I climb out and suddenly I’m in complete agony. The hospital was a 20 minute drive away, and the sheer thought of the journey was making me sweat. My husband carries me to the back of the car and suddenly, I start pushing. Honestly I’d never realised that when they say you can’t control or stop the pushing, they’re right. I’ve actually since read that if you were in a coma while in labour, your uterus muscles are so strong they would push the baby out!! How incredible is that? So yeah, here we are driving to the hospital, I’m screaming and pushing, my husband is screaming and driving.

The time is now 12.30pm. We pull up to the hospital and my husband gets a wheelchair for me. He’s trying to push me through the carpark but it’s one of those ones you don’t push, you pull. Honestly at this point all I can compare us to is Lou and Andy from Little Britain. The language coming out my mouth was something else. We go up to the reception (i can only apologise to these poor women waiting quietly for a check-up) and the receptionist is now a new one from the one we met at 6am. ‘First time parents?’ she asks, ‘yes’ my husband replies.

‘Did you ring before you were coming in?’

‘No’ he responds.

‘Okay, just wheel her over there and someone will be in shortly to get you’. 

By now I cannot stop pushing, and the feeling is nearly every minute.

‘Erm, my wife is lifting her bum off the seat, and pushing, should she be doing that?’

The receptionist gets on the phone ‘We’ve got a pusher!!’

 

Suddenly, a midwife rushes in to get me, says I must get off the wheelchair and run to the bed. She checks me (and sorry TMI but I'm only giving honesty, her hand disappears up there)… 'You’re 10cm, you are not putting your trousers back on, we’re going to wrap a towel around your waist and toga it to that delivery room and once you see the bed, you get on it and.. you push!!’

 

‘Can I have an epidural now please? I feel like I really need it.’ I naively ask.

‘Darling, there’s no time, your baby’s head is about to come out’

‘Right’ I scream ‘Well I’d like to give birth in the pool, I really need some hot water to lie in’ dreaming of the hot bath i’d left at home

‘It takes 45 minutes to run the pools, theres no time, you don’t understand, your baby is about to be born’

I get on the bed, suck the life out of the gas and air tube, and 15 minutes later, my baby boy Rafie was born.
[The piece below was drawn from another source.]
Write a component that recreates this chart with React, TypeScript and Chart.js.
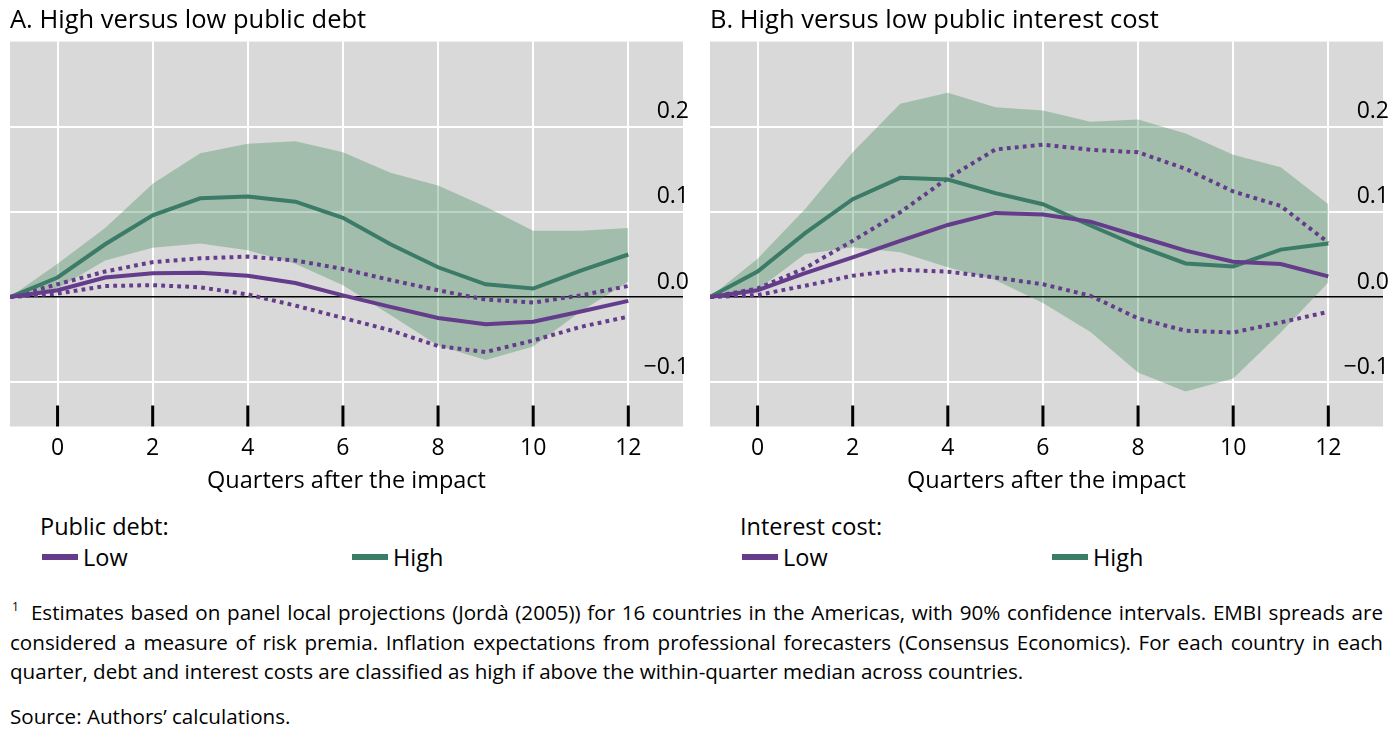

It was the craziest, most dramatic little entrance for our boy but I would now expect no different for his entrance into this world and it all sums him up perfectly.

 

3 years and 3 months later the day comes for me to give birth to my second and although the birth of my son was not the emergency c-sec trauma that many do experience, I was still nervous as i’d heard the second is faster, and i feel like i didn’t need faster, i just needed to be better prepared and listen to my body more.

This time my waters didn’t break first but my contractions started early hours of the 29th Jan. We called the hospital, and they told me to ‘run a nice hot bath’.. well you can understand our reaction to that.. not a chance was i getting in  a bath at home!

We headed to the hospital at 4.45am. Walking into the most serene room, with fairy lights, music, lavender mist, and a huge birthing pool already full. It honestly did look like Champneys. I got into my bikini after being told i was 2cm dilated. When I was told I was only that amount dilated I was prepared for things to take at least a few hours to reach 10cm. However, as soon as I got into my bikini, I had some fresh blood. The midwife said this was nothing to worry about and it just meant I was dilating quickly (because your cervix is full of blood vessels it can bleed easily when dilation occurs) 

Into the pool I slid, and when I say this there is no exaggeration, 3 pushes later and not a stitch in sight (probably shouldn’t be proud of that!!) my 9lb surprise baby girl came into the world… on my grandmothers birthday.. The most perfect birth.

I am so grateful for my experiences, and I just wanted to share my stories because if you’re reading this you may have been searching for positive birth stories on the internet and due a baby soon. If I can recommend one book to read (I read this whilst pregnant with my second child) it’s hypno birthing: Practical ways to make your birth better. Good luck!